Coleman: Solicitors on horns of a dilemma
Solicitors asked by their regulator to hand over privileged client material should ask for a delay while the High Court considers the issue, a KC has advised.
Richard Coleman KC said a newly discovered exchange during the passage of the then Legal Services Bill through Parliament in 2007 had thrown further doubt on whether the Solicitors Regulation Authority (SRA) has the power it claims to examine legally privileged material as part of investigations.
We reported last year [1] that this is being challenged by businessman Mohamed Amersi and his solicitors, top London media firm Carter-Ruck.
SRA guidance says it can look at privilege documents and information for regulatory purposes.
The claimants are seeking a declaration that the SRA’s use of production notices under section 44B of the Solicitors Act for the disclosure of privileged material is unlawful.
Speaking at an event hosted yesterday by his set, Fountain Court Chambers, and City law firm Simmons & Simmons as part of London International Disputes Week, Mr Coleman noted that all three of the textbooks on privilege questioned whether the SRA did have this power, given the caselaw.
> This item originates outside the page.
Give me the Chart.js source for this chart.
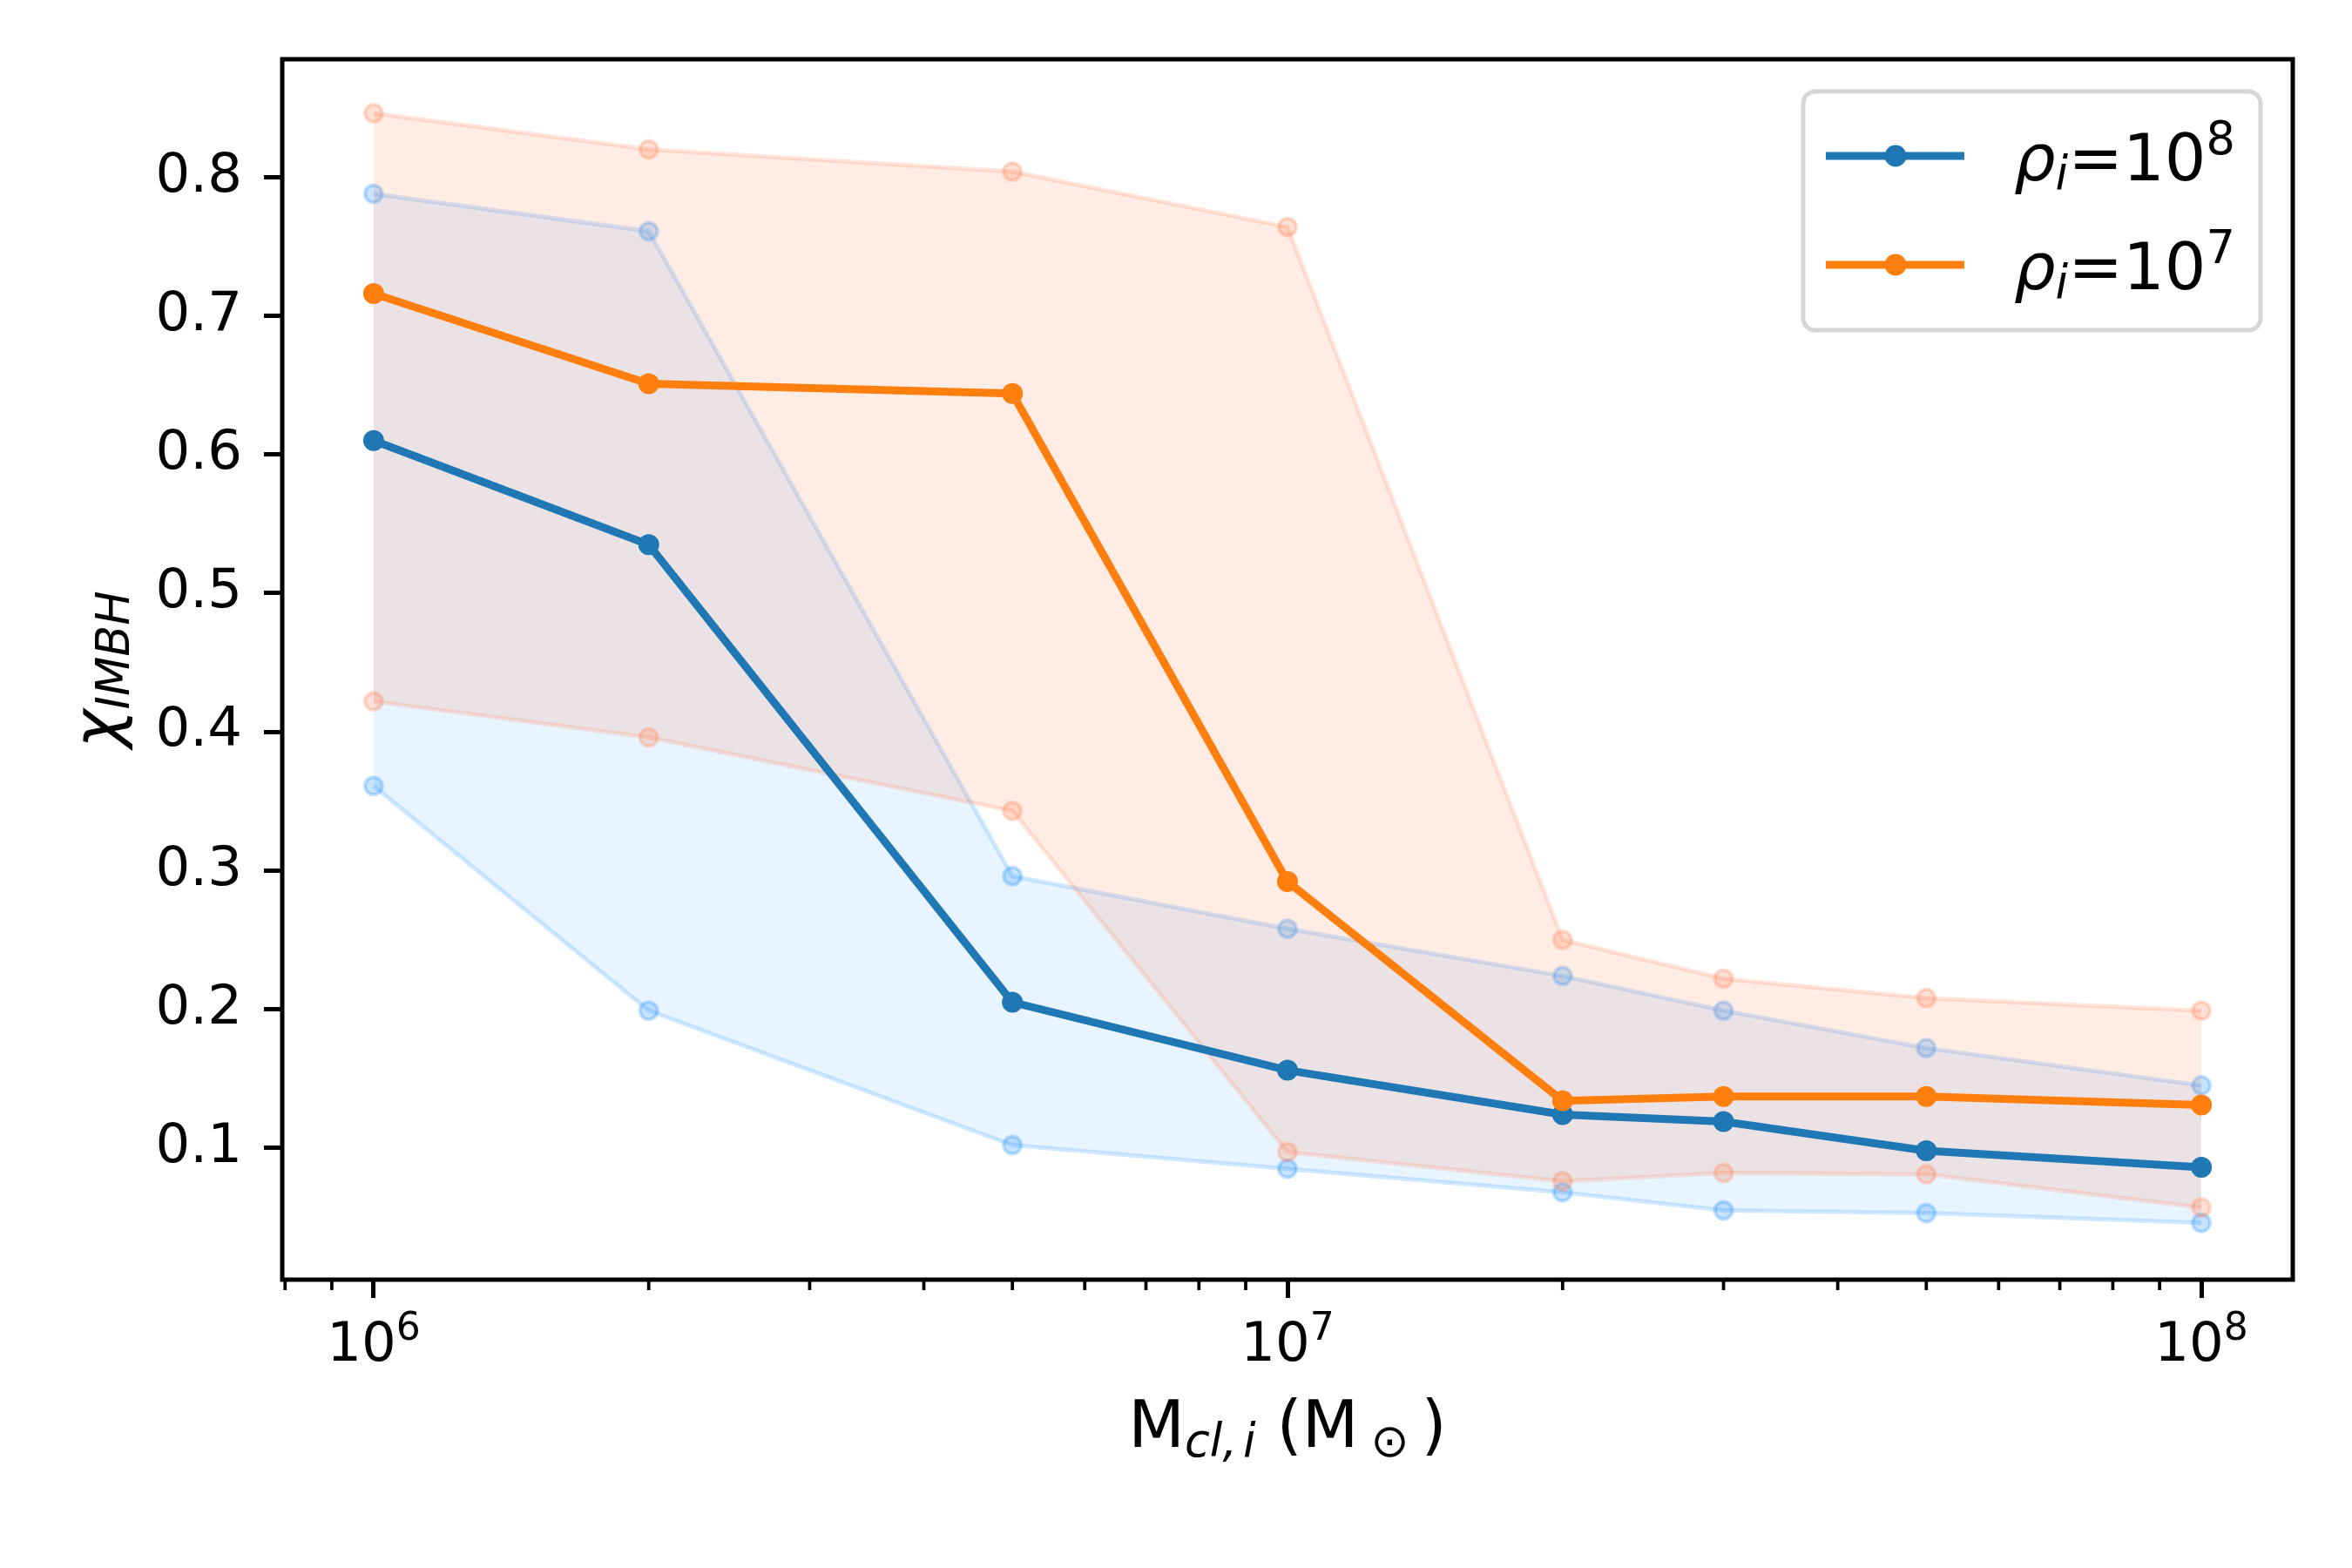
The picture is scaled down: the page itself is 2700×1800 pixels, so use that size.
<!DOCTYPE html>
<html>
<head>
<meta charset="utf-8">
<title>IMBH fraction vs initial cluster mass</title>
<script src="https://cdn.jsdelivr.net/npm/chart.js@4.4.1/dist/chart.umd.min.js"></script>
<style>
  html, body { margin: 0; padding: 0; background: #fff; }
  #wrap { width: 2700px; height: 1800px; }
</style>
</head>
<body>
<div id="wrap"><canvas id="chart" width="2700" height="1800"></canvas></div>
<script>
// initial cluster mass (M_sun)
const masses = [1e6, 2e6, 5e6, 1e7, 2e7, 3e7, 5e7, 1e8];

// rho_i = 10^8 : mean and spread
const rho8Mean = [0.610, 0.535, 0.205, 0.156, 0.124, 0.119, 0.098, 0.086];
const rho8Hi   = [0.788, 0.761, 0.296, 0.258, 0.224, 0.199, 0.172, 0.145];
const rho8Lo   = [0.361, 0.199, 0.102, 0.085, 0.068, 0.055, 0.053, 0.046];

// rho_i = 10^7 : mean and spread
const rho7Mean = [0.716, 0.651, 0.644, 0.292, 0.134, 0.137, 0.137, 0.131];
const rho7Hi   = [0.846, 0.820, 0.804, 0.764, 0.250, 0.222, 0.208, 0.199];
const rho7Lo   = [0.422, 0.396, 0.343, 0.097, 0.076, 0.082, 0.081, 0.057];

// ticks
const yTicks = [0.1, 0.2, 0.3, 0.4, 0.5, 0.6, 0.7, 0.8];
const xMajorTicks = [1e6, 1e7, 1e8];
const xMajorExp = ['6', '7', '8'];
const xMinorTicks = [8e5, 9e5, 2e6, 3e6, 4e6, 5e6, 6e6, 7e6, 8e6, 9e6,
                     2e7, 3e7, 4e7, 5e7, 6e7, 7e7, 8e7, 9e7];

// legend
const legendExp = ['8', '7'];

const FONT = '"DejaVu Sans"';
const BLUE = '#1f77b4';
const ORANGE = '#ff7f0e';

function pts(ys) {
    return masses.map((m, i) => ({ x: m, y: ys[i] }));
}

function fontOf(r) {
    return (r.italic ? 'italic ' : '') + r.size + 'px ' + FONT;
}

// width of a run of text pieces (mathtext-like)
function runWidth(ctx, runs) {
    let w = 0;
    runs.forEach(r => {
        ctx.font = fontOf(r);
        w += (r.dx || 0) + ctx.measureText(r.t).width;
    });
    return w;
}

function drawRuns(ctx, runs, x, y) {
    runs.forEach(r => {
        ctx.font = fontOf(r);
        x += r.dx || 0;
        ctx.fillText(r.t, x, y + (r.dy || 0));
        x += ctx.measureText(r.t).width;
    });
}

function bandSet(data, rgb, fillAlpha, fillTo, order) {
    return {
        data: pts(data),
        borderColor: 'rgba(' + rgb + ',0.2)',
        borderWidth: 5,
        backgroundColor: 'rgba(' + rgb + ',' + fillAlpha + ')',
        fill: fillTo,
        pointRadius: 10,
        pointBorderWidth: 4,
        pointBackgroundColor: 'rgba(' + rgb + ',0.25)',
        pointBorderColor: 'rgba(' + rgb + ',0.28)',
        tension: 0,
        order: order
    };
}

function meanSet(data, color, order) {
    return {
        data: pts(data),
        borderColor: color,
        borderWidth: 9,
        backgroundColor: color,
        fill: false,
        pointRadius: 12,
        pointBorderWidth: 0,
        pointBackgroundColor: color,
        tension: 0,
        order: order
    };
}

// frame, minor ticks, math labels and legend
const decorations = {
    id: 'decorations',
    afterDraw(chart) {
        const ctx = chart.ctx;
        const area = chart.chartArea;
        const xs = chart.scales.x;
        ctx.save();
        ctx.fillStyle = '#000';
        ctx.strokeStyle = '#000';
        ctx.textAlign = 'left';
        ctx.textBaseline = 'alphabetic';

        // axes frame
        ctx.lineWidth = 5;
        ctx.strokeRect(area.left, area.top, area.right - area.left, area.bottom - area.top);

        // minor x ticks
        ctx.lineWidth = 3.75;
        xMinorTicks.forEach(v => {
            const px = xs.getPixelForValue(v);
            ctx.beginPath();
            ctx.moveTo(px, area.bottom);
            ctx.lineTo(px, area.bottom + 12);
            ctx.stroke();
        });

        // x tick labels 10^n
        xMajorTicks.forEach((v, i) => {
            const runs = [{ t: '10', size: 62.5 }, { t: xMajorExp[i], size: 44, dy: -24 }];
            const w = runWidth(ctx, runs);
            drawRuns(ctx, runs, xs.getPixelForValue(v) - w / 2, 1562);
        });

        // x axis title
        const xTitle = [
            { t: 'M', size: 75 },
            { t: 'cl,', size: 52.5, italic: true, dy: 11 },
            { t: 'i', size: 52.5, italic: true, dy: 11, dx: 7 },
            { t: ' (M', size: 75 },
            { t: '\u2299', size: 52.5, dy: 11, dx: 14 },
            { t: ')', size: 75, dx: 14 }
        ];
        const xw = runWidth(ctx, xTitle);
        drawRuns(ctx, xTitle, (area.left + area.right) / 2 - xw / 2, 1661);

        // y axis title
        const yTitle = [
            { t: '\u03c7', size: 75, italic: true },
            { t: 'IMBH', size: 52.5, italic: true, dy: 12 }
        ];
        const yw = runWidth(ctx, yTitle);
        ctx.save();
        ctx.translate(136, (area.top + area.bottom) / 2);
        ctx.rotate(-Math.PI / 2);
        drawRuns(ctx, yTitle, -yw / 2, 0);
        ctx.restore();

        // legend box
        const bx = 2070, by = 105, bw = 525, bh = 274, rad = 14;
        ctx.beginPath();
        ctx.roundRect(bx, by, bw, bh, rad);
        ctx.fillStyle = 'rgba(255,255,255,0.8)';
        ctx.fill();
        ctx.lineWidth = 5;
        ctx.strokeStyle = '#d6d6d6';
        ctx.stroke();

        const legendColors = [BLUE, ORANGE];
        const lineY = [179, 304];
        const textY = [207, 332];
        legendColors.forEach((c, i) => {
            ctx.strokeStyle = c;
            ctx.fillStyle = c;
            ctx.lineWidth = 9;
            ctx.beginPath();
            ctx.moveTo(2096, lineY[i]);
            ctx.lineTo(2255, lineY[i]);
            ctx.stroke();
            ctx.beginPath();
            ctx.arc(2176, lineY[i], 12.5, 0, Math.PI * 2);
            ctx.fill();

            ctx.fillStyle = '#000';
            drawRuns(ctx, [
                { t: '\u03c1', size: 75, italic: true },
                { t: 'i', size: 52.5, italic: true, dy: 10 },
                { t: '=10', size: 75 },
                { t: legendExp[i], size: 52.5, dy: -30 }
            ], 2312, textY[i]);
        });

        ctx.restore();
    }
};

const ctx = document.getElementById('chart').getContext('2d');
const chart = new Chart(ctx, {
    type: 'line',
    data: {
        datasets: [
            bandSet(rho8Hi, '30,144,255', 0.1, '+1', 4),
            bandSet(rho8Lo, '30,144,255', 0.1, false, 4),
            bandSet(rho7Hi, '255,127,80', 0.15, '+1', 3),
            bandSet(rho7Lo, '255,127,80', 0.15, false, 3),
            meanSet(rho8Mean, BLUE, 1),
            meanSet(rho7Mean, ORANGE, 0)
        ]
    },
    options: {
        responsive: false,
        devicePixelRatio: 1,
        animation: false,
        events: [],
        layout: {
            autoPadding: false,
            padding: { left: 0, top: 68, right: 68, bottom: 0 }
        },
        plugins: {
            legend: { display: false },
            tooltip: { enabled: false },
            title: { display: false }
        },
        scales: {
            x: {
                type: 'logarithmic',
                position: 'bottom',
                min: Math.pow(10, 5.9),
                max: Math.pow(10, 8.1),
                afterBuildTicks: axis => {
                    axis.ticks = xMajorTicks.map(v => ({ value: v }));
                },
                afterFit: axis => { axis.height = 331; },
                ticks: {
                    autoSkip: false,
                    maxRotation: 0,
                    callback: () => ''
                },
                grid: {
                    display: true,
                    drawOnChartArea: false,
                    drawTicks: true,
                    tickLength: 21,
                    tickWidth: 5,
                    tickColor: '#000'
                },
                border: { display: false }
            },
            y: {
                type: 'linear',
                position: 'left',
                min: 0.005,
                max: 0.885,
                afterBuildTicks: axis => {
                    axis.ticks = yTicks.map(v => ({ value: v }));
                },
                afterFit: axis => { axis.width = 324; },
                ticks: {
                    color: '#000',
                    padding: 25,
                    font: { family: FONT, size: 62.5 },
                    callback: v => v.toFixed(1)
                },
                grid: {
                    display: true,
                    drawOnChartArea: false,
                    drawTicks: true,
                    tickLength: 21,
                    tickWidth: 5,
                    tickColor: '#000'
                },
                border: { display: false }
            }
        }
    },
    plugins: [decorations]
});
</script>
</body>
</html>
He continued that there was “one final twist in the story which I think may be the most significant point of all”, namely a bid by the Conservative opposition in March 2007 to amend what became the Legal Services Act so as to give the Law Society, as the approved regulator of solicitors, the express power to demand the production of confidential and privileged material.
In response, minister Baroness Ashton said: “We do not accept that because there are real sensitivities in relation to allowing a regulator to override professional privilege or have unfettered access to material of a confidential nature in the way proposed.
“At this stage, we are not persuaded that the Law Society has made the case for this power.” The amendment was abandoned.
Mr Coleman said: “The implications of what happened in Parliament have not, as far as I’m aware, received any attention in the books and certainly not in the SRA’s own guidance.
“It seems to me that the minister’s own statement is arguably admissible [before the court] in accordance with the rule of Pepper v Hart to resolve any ambiguity as to whether 44B enables the SRA to take privileged materials.”
If the court upheld the challenge, the silk went on, it would have “major implications” for how the SRA investigated misconduct – but in the meantime, solicitors facing a section 44B notice were on “the horns of a dilemma”.
Mr Coleman explained: “If the SRA is right about the law, then if solicitors refuse to provide the documents, they risk breaching their duty of co-operation to the SRA and indeed 44B is underpinned by criminal sanctions.
“But if the SRA is wrong about the law, then solicitors risk breaching the duty they owe to their clients because they generally have a duty to protect the client’s privilege where it applies.
“It seems to be that anyone in the meantime who’s presented with a 44B notice while the Carter-Ruck claim remains unresolved should seriously consider inviting the SRA to await the outcome of at least the first instance decision.
“How the SRA might respond to that request, one can only speculate.”
Asked what would happen if the High Court found against the SRA, Mr Coleman predicted that solicitors who had handed over privileged material would probably not have much to worry about “given that they were acting consistently with the SRA’s guidance”.
He added: “I think there may be questions about the SRA’s position and whether perhaps the issue should have been grappled with before now.”